* [Recorded data]
▼
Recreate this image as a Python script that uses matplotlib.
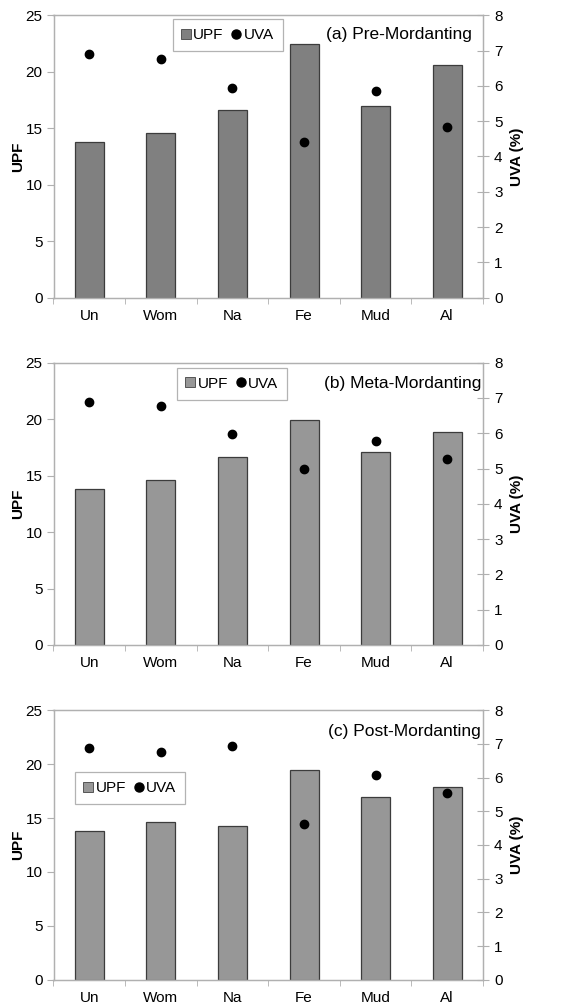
import matplotlib
matplotlib.use("Agg")
import matplotlib.pyplot as plt
from matplotlib.lines import Line2D
import numpy as np

plt.rcParams['font.family'] = ['Liberation Sans', 'DejaVu Sans']

categories = ["Un", "Wom", "Na", "Fe", "Mud", "Al"]

upf_pre = [13.8, 14.6, 16.65, 22.5, 17.0, 20.6]
uva_pre = [6.89, 6.77, 5.95, 4.42, 5.85, 4.83]

upf_meta = [13.8, 14.6, 16.65, 19.9, 17.1, 18.9]
uva_meta = [6.89, 6.77, 5.97, 5.0, 5.78, 5.27]

upf_post = [13.83, 14.6, 14.3, 19.5, 16.92, 17.85]
uva_post = [6.89, 6.77, 6.93, 4.61, 6.09, 5.55]

titles = ["(a) Pre-Mordanting", "(b) Meta-Mordanting", "(c) Post-Mordanting"]
upf_sets = [upf_pre, upf_meta, upf_post]
uva_sets = [uva_pre, uva_meta, uva_post]
bar_colors = ["#808080", "#979797", "#979797"]

W, H = 562, 1005
fig = plt.figure(figsize=(W / 100, H / 100), dpi=100)

# axes pixel boxes (left, top, right, bottom)
boxes = [(53.5, 15.3, 483, 297.7), (53.5, 362.7, 483, 645), (53.5, 710.3, 483, 979.7)]
# legend boxes in pixels (left, top)
leg_pos = [(172.7, 18.7), (177, 367.5), (75, 772)]
title_pos = [(472, 35), (481, 383.5), (481, 731.5)]

spine_c = "#b0b0b0"
x = np.arange(len(categories))

for i in range(3):
    l, t, r, b = boxes[i]
    ax = fig.add_axes([l / W, 1 - b / H, (r - l) / W, (b - t) / H])
    ax.bar(x, upf_sets[i], width=0.405, color=bar_colors[i], edgecolor="#3c3c3c",
           linewidth=0.9, zorder=2)
    ax.set_xlim(-0.5, len(categories) - 0.5)
    ax.set_ylim(0, 25)
    ax.set_yticks([0, 5, 10, 15, 20, 25])
    ax.set_xticks(x)
    ax.set_xticklabels(categories)
    ax.set_xticks(np.arange(-0.5, len(categories) + 0.5, 1), minor=True)
    ax.tick_params(axis='x', which='major', length=0, pad=8, labelsize=11)
    ax.tick_params(axis='x', which='minor', length=4, color=spine_c, direction='out')
    ax.tick_params(axis='y', length=5, color=spine_c, direction='out', labelsize=11, pad=3)
    for s in ax.spines.values():
        s.set_color(spine_c)
        s.set_linewidth(0.9)
    ax.set_ylabel("UPF", fontweight='bold', fontsize=11, labelpad=0)

    ax2 = ax.twinx()
    ax2.scatter(x, uva_sets[i], s=36, color="black", zorder=3)
    ax2.set_ylim(0, 8)
    ax2.set_yticks(range(0, 9))
    ax2.tick_params(axis='y', length=8, color=spine_c, direction='inout', labelsize=11, pad=4)
    for s in ax2.spines.values():
        s.set_color(spine_c)
        s.set_linewidth(0.9)
    ax2.set_ylabel("UVA (%)", fontweight='bold', fontsize=11, labelpad=5)

    tx, ty = title_pos[i]
    ax2.text(tx / W, 1 - ty / H, titles[i], transform=fig.transFigure, ha='right',
             va='center', fontsize=12.5)

    handles = [
        Line2D([], [], marker='s', linestyle='none', markersize=6.5,
               markerfacecolor=bar_colors[i], markeredgecolor="#555555", markeredgewidth=0.7),
        Line2D([], [], marker='o', linestyle='none', markersize=6.5, color='black'),
    ]
    lx, ly = leg_pos[i]
    leg = fig.legend(handles, ["UPF", "UVA"], loc='upper left',
                     bbox_to_anchor=(lx / W, 1 - ly / H), ncol=2, fontsize=11,
                     frameon=True, fancybox=False, handlelength=0.55, handletextpad=0.2,
                     columnspacing=0.55, borderpad=0.6, borderaxespad=0)
    leg.get_frame().set_edgecolor("#a0a0a0")
    leg.get_frame().set_linewidth(0.9)

fig.savefig("out.png", dpi=100, facecolor="white")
▲
* [Problem statement] Restate the data above word for word. Skip every picture.

* [Task output]
Recreate this image as a Python script that uses matplotlib.
import matplotlib
matplotlib.use("Agg")
import matplotlib.pyplot as plt
from matplotlib.lines import Line2D
import numpy as np

plt.rcParams['font.family'] = ['Liberation Sans', 'DejaVu Sans']

categories = ["Un", "Wom", "Na", "Fe", "Mud", "Al"]

upf_pre = [13.8, 14.6, 16.65, 22.5, 17.0, 20.6]
uva_pre = [6.89, 6.77, 5.95, 4.42, 5.85, 4.83]

upf_meta = [13.8, 14.6, 16.65, 19.9, 17.1, 18.9]
uva_meta = [6.89, 6.77, 5.97, 5.0, 5.78, 5.27]

upf_post = [13.83, 14.6, 14.3, 19.5, 16.92, 17.85]
uva_post = [6.89, 6.77, 6.93, 4.61, 6.09, 5.55]

titles = ["(a) Pre-Mordanting", "(b) Meta-Mordanting", "(c) Post-Mordanting"]
upf_sets = [upf_pre, upf_meta, upf_post]
uva_sets = [uva_pre, uva_meta, uva_post]
bar_colors = ["#808080", "#979797", "#979797"]

W, H = 562, 1005
fig = plt.figure(figsize=(W / 100, H / 100), dpi=100)

# axes pixel boxes (left, top, right, bottom)
boxes = [(53.5, 15.3, 483, 297.7), (53.5, 362.7, 483, 645), (53.5, 710.3, 483, 979.7)]
# legend boxes in pixels (left, top)
leg_pos = [(172.7, 18.7), (177, 367.5), (75, 772)]
title_pos = [(472, 35), (481, 383.5), (481, 731.5)]

spine_c = "#b0b0b0"
x = np.arange(len(categories))

for i in range(3):
    l, t, r, b = boxes[i]
    ax = fig.add_axes([l / W, 1 - b / H, (r - l) / W, (b - t) / H])
    ax.bar(x, upf_sets[i], width=0.405, color=bar_colors[i], edgecolor="#3c3c3c",
           linewidth=0.9, zorder=2)
    ax.set_xlim(-0.5, len(categories) - 0.5)
    ax.set_ylim(0, 25)
    ax.set_yticks([0, 5, 10, 15, 20, 25])
    ax.set_xticks(x)
    ax.set_xticklabels(categories)
    ax.set_xticks(np.arange(-0.5, len(categories) + 0.5, 1), minor=True)
    ax.tick_params(axis='x', which='major', length=0, pad=8, labelsize=11)
    ax.tick_params(axis='x', which='minor', length=4, color=spine_c, direction='out')
    ax.tick_params(axis='y', length=5, color=spine_c, direction='out', labelsize=11, pad=3)
    for s in ax.spines.values():
        s.set_color(spine_c)
        s.set_linewidth(0.9)
    ax.set_ylabel("UPF", fontweight='bold', fontsize=11, labelpad=0)

    ax2 = ax.twinx()
    ax2.scatter(x, uva_sets[i], s=36, color="black", zorder=3)
    ax2.set_ylim(0, 8)
    ax2.set_yticks(range(0, 9))
    ax2.tick_params(axis='y', length=8, color=spine_c, direction='inout', labelsize=11, pad=4)
    for s in ax2.spines.values():
        s.set_color(spine_c)
        s.set_linewidth(0.9)
    ax2.set_ylabel("UVA (%)", fontweight='bold', fontsize=11, labelpad=5)

    tx, ty = title_pos[i]
    ax2.text(tx / W, 1 - ty / H, titles[i], transform=fig.transFigure, ha='right',
             va='center', fontsize=12.5)

    handles = [
        Line2D([], [], marker='s', linestyle='none', markersize=6.5,
               markerfacecolor=bar_colors[i], markeredgecolor="#555555", markeredgewidth=0.7),
        Line2D([], [], marker='o', linestyle='none', markersize=6.5, color='black'),
    ]
    lx, ly = leg_pos[i]
    leg = fig.legend(handles, ["UPF", "UVA"], loc='upper left',
                     bbox_to_anchor=(lx / W, 1 - ly / H), ncol=2, fontsize=11,
                     frameon=True, fancybox=False, handlelength=0.55, handletextpad=0.2,
                     columnspacing=0.55, borderpad=0.6, borderaxespad=0)
    leg.get_frame().set_edgecolor("#a0a0a0")
    leg.get_frame().set_linewidth(0.9)

fig.savefig("out.png", dpi=100, facecolor="white")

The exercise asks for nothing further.